* [PROVIDED MATERIAL]
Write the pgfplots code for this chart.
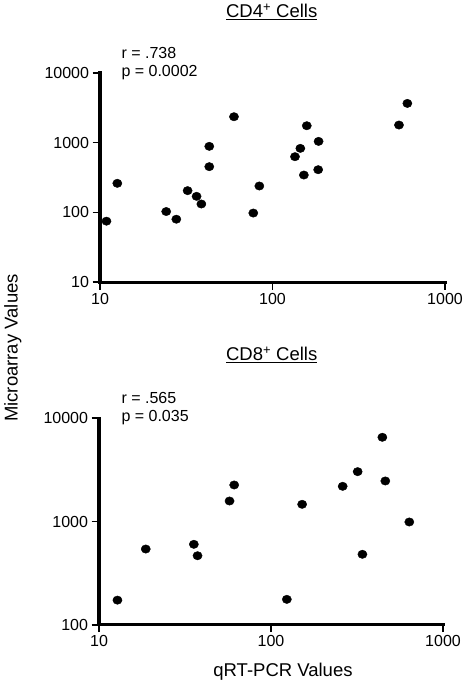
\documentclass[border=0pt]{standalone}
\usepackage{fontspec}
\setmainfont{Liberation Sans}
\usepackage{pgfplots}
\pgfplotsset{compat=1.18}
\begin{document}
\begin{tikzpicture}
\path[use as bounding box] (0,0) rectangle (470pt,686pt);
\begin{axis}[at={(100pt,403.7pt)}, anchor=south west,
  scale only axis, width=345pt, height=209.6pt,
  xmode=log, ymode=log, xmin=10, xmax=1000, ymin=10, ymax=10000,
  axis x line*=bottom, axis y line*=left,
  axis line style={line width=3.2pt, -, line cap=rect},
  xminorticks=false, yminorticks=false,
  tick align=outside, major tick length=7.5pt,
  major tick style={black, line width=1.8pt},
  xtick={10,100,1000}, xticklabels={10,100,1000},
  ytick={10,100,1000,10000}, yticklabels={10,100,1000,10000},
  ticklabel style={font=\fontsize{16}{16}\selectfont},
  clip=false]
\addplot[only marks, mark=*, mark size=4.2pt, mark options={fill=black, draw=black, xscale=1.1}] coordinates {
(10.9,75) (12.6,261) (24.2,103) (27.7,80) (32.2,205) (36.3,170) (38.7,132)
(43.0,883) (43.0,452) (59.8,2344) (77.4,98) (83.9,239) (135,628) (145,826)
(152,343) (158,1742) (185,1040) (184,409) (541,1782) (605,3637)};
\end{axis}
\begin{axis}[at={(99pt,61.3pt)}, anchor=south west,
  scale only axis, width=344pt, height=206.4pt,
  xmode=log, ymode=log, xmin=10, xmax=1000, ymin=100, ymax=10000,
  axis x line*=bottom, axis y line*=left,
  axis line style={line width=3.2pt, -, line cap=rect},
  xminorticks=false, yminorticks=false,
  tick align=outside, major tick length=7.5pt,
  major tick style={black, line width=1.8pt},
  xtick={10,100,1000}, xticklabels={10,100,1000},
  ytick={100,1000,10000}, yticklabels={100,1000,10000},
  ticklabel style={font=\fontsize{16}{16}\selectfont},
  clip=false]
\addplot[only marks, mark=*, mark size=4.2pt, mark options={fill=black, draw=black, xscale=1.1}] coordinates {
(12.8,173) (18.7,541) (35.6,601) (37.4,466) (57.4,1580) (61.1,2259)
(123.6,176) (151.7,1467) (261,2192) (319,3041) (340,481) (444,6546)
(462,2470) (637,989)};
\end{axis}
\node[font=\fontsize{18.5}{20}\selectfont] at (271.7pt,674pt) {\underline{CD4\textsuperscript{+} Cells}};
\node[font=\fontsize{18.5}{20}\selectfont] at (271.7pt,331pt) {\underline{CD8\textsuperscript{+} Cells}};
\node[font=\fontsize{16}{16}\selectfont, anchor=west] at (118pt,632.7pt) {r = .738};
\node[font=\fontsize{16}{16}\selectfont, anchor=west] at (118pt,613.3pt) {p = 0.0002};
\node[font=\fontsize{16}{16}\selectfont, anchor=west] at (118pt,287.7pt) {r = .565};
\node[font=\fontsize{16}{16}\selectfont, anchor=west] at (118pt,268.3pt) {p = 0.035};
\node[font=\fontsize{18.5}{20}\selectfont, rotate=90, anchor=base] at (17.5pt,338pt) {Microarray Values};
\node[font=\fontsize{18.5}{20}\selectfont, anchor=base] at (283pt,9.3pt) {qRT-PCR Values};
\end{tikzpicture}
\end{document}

* [WORK TO BE COMPLETED]
Output a faithful copy of the data, with each picture left out.

* [COMPLETED EXERCISE]
Write the pgfplots code for this chart.
\documentclass[border=0pt]{standalone}
\usepackage{fontspec}
\setmainfont{Liberation Sans}
\usepackage{pgfplots}
\pgfplotsset{compat=1.18}
\begin{document}
\begin{tikzpicture}
\path[use as bounding box] (0,0) rectangle (470pt,686pt);
\begin{axis}[at={(100pt,403.7pt)}, anchor=south west,
  scale only axis, width=345pt, height=209.6pt,
  xmode=log, ymode=log, xmin=10, xmax=1000, ymin=10, ymax=10000,
  axis x line*=bottom, axis y line*=left,
  axis line style={line width=3.2pt, -, line cap=rect},
  xminorticks=false, yminorticks=false,
  tick align=outside, major tick length=7.5pt,
  major tick style={black, line width=1.8pt},
  xtick={10,100,1000}, xticklabels={10,100,1000},
  ytick={10,100,1000,10000}, yticklabels={10,100,1000,10000},
  ticklabel style={font=\fontsize{16}{16}\selectfont},
  clip=false]
\addplot[only marks, mark=*, mark size=4.2pt, mark options={fill=black, draw=black, xscale=1.1}] coordinates {
(10.9,75) (12.6,261) (24.2,103) (27.7,80) (32.2,205) (36.3,170) (38.7,132)
(43.0,883) (43.0,452) (59.8,2344) (77.4,98) (83.9,239) (135,628) (145,826)
(152,343) (158,1742) (185,1040) (184,409) (541,1782) (605,3637)};
\end{axis}
\begin{axis}[at={(99pt,61.3pt)}, anchor=south west,
  scale only axis, width=344pt, height=206.4pt,
  xmode=log, ymode=log, xmin=10, xmax=1000, ymin=100, ymax=10000,
  axis x line*=bottom, axis y line*=left,
  axis line style={line width=3.2pt, -, line cap=rect},
  xminorticks=false, yminorticks=false,
  tick align=outside, major tick length=7.5pt,
  major tick style={black, line width=1.8pt},
  xtick={10,100,1000}, xticklabels={10,100,1000},
  ytick={100,1000,10000}, yticklabels={100,1000,10000},
  ticklabel style={font=\fontsize{16}{16}\selectfont},
  clip=false]
\addplot[only marks, mark=*, mark size=4.2pt, mark options={fill=black, draw=black, xscale=1.1}] coordinates {
(12.8,173) (18.7,541) (35.6,601) (37.4,466) (57.4,1580) (61.1,2259)
(123.6,176) (151.7,1467) (261,2192) (319,3041) (340,481) (444,6546)
(462,2470) (637,989)};
\end{axis}
\node[font=\fontsize{18.5}{20}\selectfont] at (271.7pt,674pt) {\underline{CD4\textsuperscript{+} Cells}};
\node[font=\fontsize{18.5}{20}\selectfont] at (271.7pt,331pt) {\underline{CD8\textsuperscript{+} Cells}};
\node[font=\fontsize{16}{16}\selectfont, anchor=west] at (118pt,632.7pt) {r = .738};
\node[font=\fontsize{16}{16}\selectfont, anchor=west] at (118pt,613.3pt) {p = 0.0002};
\node[font=\fontsize{16}{16}\selectfont, anchor=west] at (118pt,287.7pt) {r = .565};
\node[font=\fontsize{16}{16}\selectfont, anchor=west] at (118pt,268.3pt) {p = 0.035};
\node[font=\fontsize{18.5}{20}\selectfont, rotate=90, anchor=base] at (17.5pt,338pt) {Microarray Values};
\node[font=\fontsize{18.5}{20}\selectfont, anchor=base] at (283pt,9.3pt) {qRT-PCR Values};
\end{tikzpicture}
\end{document}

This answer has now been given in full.